The Anglican Church of St Mary Magdalene in Withiel Florey, Somerset, England was built in the 12th century. It is a Grade II* listed building.

==History==

Parts of the church date back to the 12th century. In 1110 it was the property of Taunton Priory. In the 15th century the nave was extended and the tower and porch added. In 1848 a Victorian restoration was carried out and the vestry added.

In 1959 proposals were made to demolish the church. These were defeated and further restoration undertaken.

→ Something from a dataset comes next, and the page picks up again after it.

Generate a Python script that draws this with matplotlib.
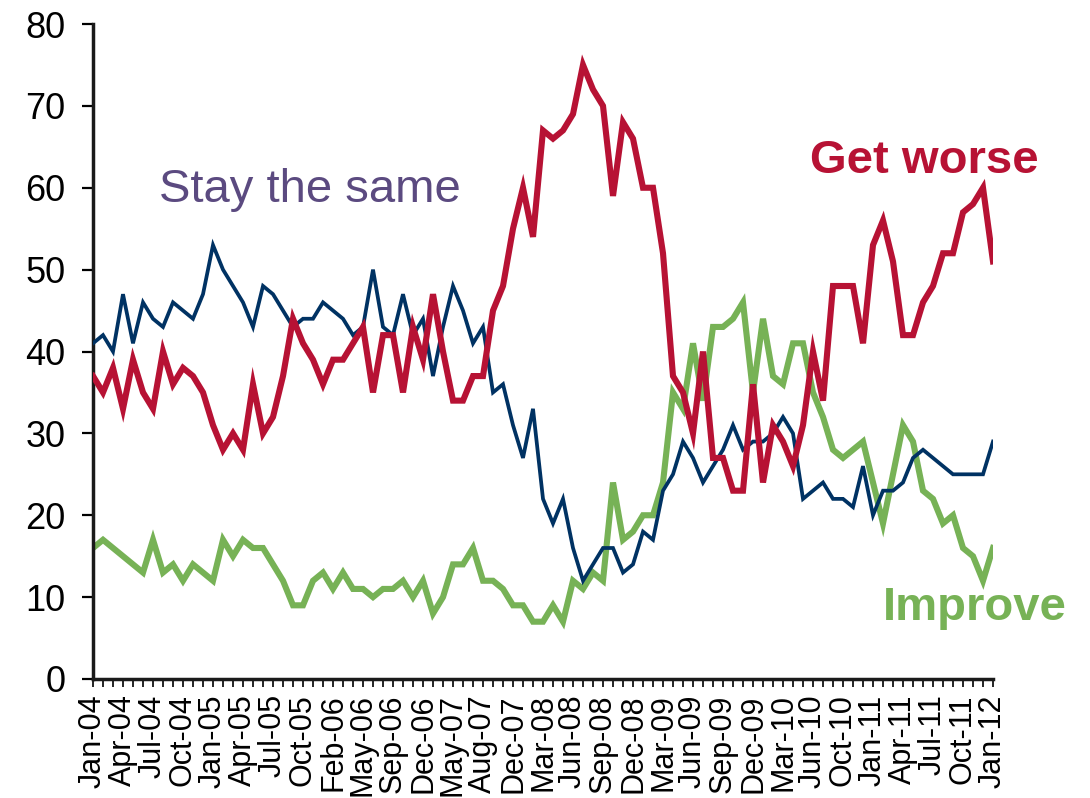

The parish is part of the Dulverton with Brushford, Brompton Regis, Upton, Skilgate and Withiel Florey benefice within the Diocese of Bath and Wells.

==Architecture==

The stone building has red sandstone dressings and a slate roof. It consists of a two-bay nave, two-bay chancel with two-storey vestry and a south porch. The aisle is 62 ft long and 14 ft wide.

The two-stage tower is supported by diagonal buttresses.

Inside the church is a Norman font. Most of the other fitting including the pulpit, harmonium and wrought iron altar rails are from the Victorian era.